The Acton Township Republican and former longtime New London-Spicer social studies teacher has worked the better part of a decade to re-emphasize civics in high school classrooms. Just last year, the House approved a measure of Urdahl’s making civics a credit-bearing subject for Minnesota high school juniors or seniors.
That provision ultimately derailed in the Senate.
The House has once again approved a reiteration of Urdahl’s civics language, amending it Thursday to an omnibus finance package (H.F. 2497) on a voice vote. He said a key difference this time is the companion to his bill (H.F. 358) is authored by a supportive Senate Education Policy Committee Chair, Sen.

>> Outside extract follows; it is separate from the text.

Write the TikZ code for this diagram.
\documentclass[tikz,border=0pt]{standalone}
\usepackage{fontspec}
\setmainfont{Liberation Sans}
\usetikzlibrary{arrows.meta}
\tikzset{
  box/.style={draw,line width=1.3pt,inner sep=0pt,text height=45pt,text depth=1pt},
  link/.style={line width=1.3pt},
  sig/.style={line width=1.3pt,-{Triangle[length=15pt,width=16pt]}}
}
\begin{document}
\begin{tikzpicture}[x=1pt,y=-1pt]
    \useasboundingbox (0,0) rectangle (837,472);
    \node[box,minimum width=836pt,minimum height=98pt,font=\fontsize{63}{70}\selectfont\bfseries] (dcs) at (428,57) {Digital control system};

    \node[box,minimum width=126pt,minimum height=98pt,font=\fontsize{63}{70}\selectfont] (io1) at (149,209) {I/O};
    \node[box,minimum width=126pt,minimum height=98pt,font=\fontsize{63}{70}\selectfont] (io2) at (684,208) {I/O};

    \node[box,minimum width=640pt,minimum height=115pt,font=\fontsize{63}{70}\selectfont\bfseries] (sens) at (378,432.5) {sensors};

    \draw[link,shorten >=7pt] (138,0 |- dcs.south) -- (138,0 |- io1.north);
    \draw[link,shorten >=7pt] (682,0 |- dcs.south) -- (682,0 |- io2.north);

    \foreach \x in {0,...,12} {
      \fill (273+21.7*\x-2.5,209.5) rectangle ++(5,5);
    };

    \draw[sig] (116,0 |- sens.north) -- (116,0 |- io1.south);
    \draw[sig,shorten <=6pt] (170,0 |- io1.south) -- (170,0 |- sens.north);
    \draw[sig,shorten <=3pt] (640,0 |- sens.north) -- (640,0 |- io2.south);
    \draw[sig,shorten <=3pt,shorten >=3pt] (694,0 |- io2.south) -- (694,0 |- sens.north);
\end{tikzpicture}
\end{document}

Steve Cwodzinski, D-Eden Prairie.
“We have been on a civics slide to failure for half a century or more and it’s good to see momentum is building to help us fix this problem,” Urdahl said. “We aren’t doing any end zone dances just yet because there’s more work to do.

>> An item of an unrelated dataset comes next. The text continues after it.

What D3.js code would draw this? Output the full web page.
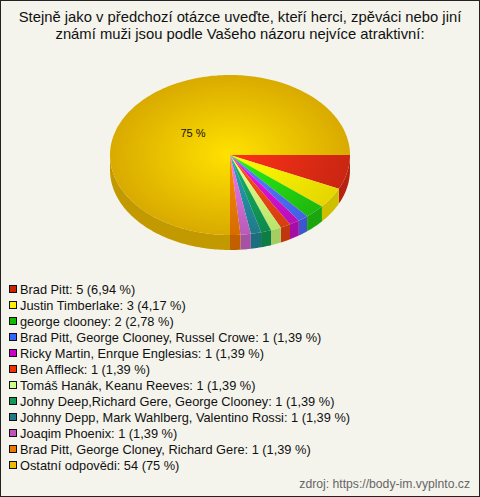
<!DOCTYPE html>
<html>
<head>
<meta charset="utf-8">
<title>Atraktivní muži</title>
<script src="https://d3js.org/d3.v7.min.js"></script>
<style>
  body { margin: 0; background: #fff; }
  svg { display: block; font-family: "Liberation Sans", Arial, sans-serif; }
</style>
</head>
<body>
<div id="chart"></div>
<script>
// data
var titleLines = ["Stejně jako v předchozí otázce uveďte, kteří herci, zpěváci nebo jiní",
                  "známí muži jsou podle Vašeho názoru nejvíce atraktivní:"];
var labels = ["Brad Pitt", "Justin Timberlake", "george clooney",
  "Brad Pitt, George Clooney, Russel Crowe", "Ricky Martin, Enrque Englesias",
  "Ben Affleck", "Tomáš Hanák, Keanu Reeves", "Johny Deep,Richard Gere, George Clooney",
  "Johnny Depp, Mark Wahlberg, Valentino Rossi", "Joaqim Phoenix",
  "Brad Pitt, George Cloney, Richard Gere", "Ostatní odpovědi"];
var counts = [5, 3, 2, 1, 1, 1, 1, 1, 1, 1, 1, 54];
var percents = ["6,94", "4,17", "2,78", "1,39", "1,39", "1,39", "1,39", "1,39", "1,39", "1,39", "1,39", "75"];
var colors = ["#e02a14", "#ffee00", "#22cc11", "#4a6cff", "#cc11cc", "#ee4411",
  "#ccff77", "#119955", "#228899", "#cc66cc", "#ee7700", "#f2bd00"];
var legendColors = ["#cc2200", "#ffee00", "#11bb00", "#3366ff", "#cc00cc", "#ee3300",
  "#ccff88", "#119955", "#227788", "#bb55bb", "#ee7700", "#eebb00"];
var source = "zdroj: https://body-im.vyplnto.cz";

var w = 480, h = 497;
var cx = 230, cy = 155, rx = 120, ry = 80, depth = 15;

var svg = d3.select("#chart").append("svg")
  .attr("width", w).attr("height", h);

var defs = svg.append("defs");

svg.append("rect")
  .attr("x", 0.5).attr("y", 0.5)
  .attr("width", w - 1).attr("height", h - 1)
  .attr("fill", "#f4f4ec")
  .attr("stroke", "#222");

// title
svg.selectAll(".title").data(titleLines).enter().append("text")
  .attr("x", 240)
  .attr("y", function(d, i) { return 22 + i * 17; })
  .attr("text-anchor", "middle")
  .attr("font-size", 14.8)
  .attr("fill", "#111")
  .text(function(d) { return d; });

// pie angles start at 3 o'clock, clockwise
var pie = d3.pie().sort(null).startAngle(Math.PI / 2).endAngle(Math.PI / 2 + 2 * Math.PI);
var arcs = pie(counts);

function pt(a, dy) {
  return [cx + rx * Math.sin(a), cy - ry * Math.cos(a) + (dy || 0)];
}

function topPath(d) {
  var p = d3.path();
  p.moveTo(cx, cy);
  var n = Math.max(2, Math.ceil((d.endAngle - d.startAngle) / 0.02));
  for (var k = 0; k <= n; k++) {
    var a = d.startAngle + (d.endAngle - d.startAngle) * k / n;
    var q = pt(a);
    p.lineTo(q[0], q[1]);
  }
  p.closePath();
  return p.toString();
}

function sidePath(d) {
  // only the front half (between 3 and 9 o'clock) is visible
  var a0 = Math.max(d.startAngle, Math.PI / 2);
  var a1 = Math.min(d.endAngle, 3 * Math.PI / 2);
  if (a1 <= a0) return null;
  var p = d3.path();
  var n = Math.max(2, Math.ceil((a1 - a0) / 0.02));
  var q = pt(a0);
  p.moveTo(q[0], q[1]);
  for (var k = 1; k <= n; k++) {
    q = pt(a0 + (a1 - a0) * k / n);
    p.lineTo(q[0], q[1]);
  }
  for (var k2 = n; k2 >= 0; k2--) {
    q = pt(a0 + (a1 - a0) * k2 / n, depth);
    p.lineTo(q[0], q[1]);
  }
  p.closePath();
  return p.toString();
}

// gradients for top faces
colors.forEach(function(c, i) {
  var g = defs.append("radialGradient")
    .attr("id", "g" + i)
    .attr("gradientUnits", "userSpaceOnUse")
    .attr("cx", cx).attr("cy", cy).attr("r", rx)
    .attr("gradientTransform", "translate(" + cx + "," + cy + ") scale(1," + (ry / rx) + ") translate(" + (-cx) + "," + (-cy) + ")");
  g.append("stop").attr("offset", "0%").attr("stop-color", d3.color(c).brighter(0.5));
  g.append("stop").attr("offset", "100%").attr("stop-color", d3.color(c).darker(0.3));
});

// sides
svg.selectAll(".side").data(arcs).enter().append("path")
  .attr("class", "side")
  .attr("d", function(d) { return sidePath(d); })
  .attr("fill", function(d, i) { return d3.color(colors[i]).darker(0.6); });

// top faces
svg.selectAll(".top").data(arcs).enter().append("path")
  .attr("class", "top")
  .attr("d", topPath)
  .attr("fill", function(d, i) { return "url(#g" + i + ")"; });

// label on the big slice
svg.append("text")
  .attr("x", 193).attr("y", 137)
  .attr("text-anchor", "middle")
  .attr("font-size", 11)
  .attr("fill", "#111")
  .text(percents[11] + " %");

// legend
var ly = d3.scaleLinear().domain([0, labels.length - 1]).range([289, 465]);
var leg = svg.selectAll(".leg").data(labels).enter().append("g")
  .attr("transform", function(d, i) { return "translate(0," + ly(i) + ")"; });
leg.append("rect")
  .attr("x", 9.5).attr("y", -3.5)
  .attr("width", 7).attr("height", 7)
  .attr("fill", function(d, i) { return legendColors[i]; })
  .attr("stroke", "#111");
leg.append("text")
  .attr("x", 20).attr("y", 4.5)
  .attr("font-size", 12.8)
  .attr("fill", "#111")
  .text(function(d, i) { return d + ": " + counts[i] + " (" + percents[i] + " %)"; });

svg.append("text")
  .attr("x", 470).attr("y", 488)
  .attr("text-anchor", "end")
  .attr("font-size", 12.2)
  .attr("fill", "#666")
  .text(source);
</script>
</body>
</html>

“The bottom line is civics needs to be emphasized in our children’s education and requiring schools to offer civics for credit helps make that happen. If you don’t require civics, we have learned, any number of schools simply will not make it part of their core curriculum. That does a disservice not only to our students, but threatens our existence as a republic.”
Urdahl also stressed it is crucial for civics to be taught at the right time – to juniors or seniors – as opposed to ninth graders as often is the case.
“Educators across the country agree civics is more readily learned by students when they are transitioning into more advanced roles in society and our government, which applies to juniors and seniors,” Urdahl said. “As they get their driver’s licenses, register to vote, register for the military and take their places in adult society, they are ready to learn. It is most productive to present civics content to students at that point in their lives, when they are eager to learn how our government works in preparation to participate.”
The civics provision wasn’t Urdahl’s only successful offering to the omnibus education package Thursday. Language he authored as an amendment regarding school safety also was included. It stipulates a student who is violent could be removed from a classroom and then returned after a consultation by the school administrator with the teacher, parents and appropriate school support personnel regarding ways to improve the students behavior.
“There are violent episodes where staff and teachers are victims,” Urdahl said. “This must be addressed in some way. My bill is not intrusive or heavy handed and offers some remedy.”
The overarching education finance package is now in the hands of the Senate.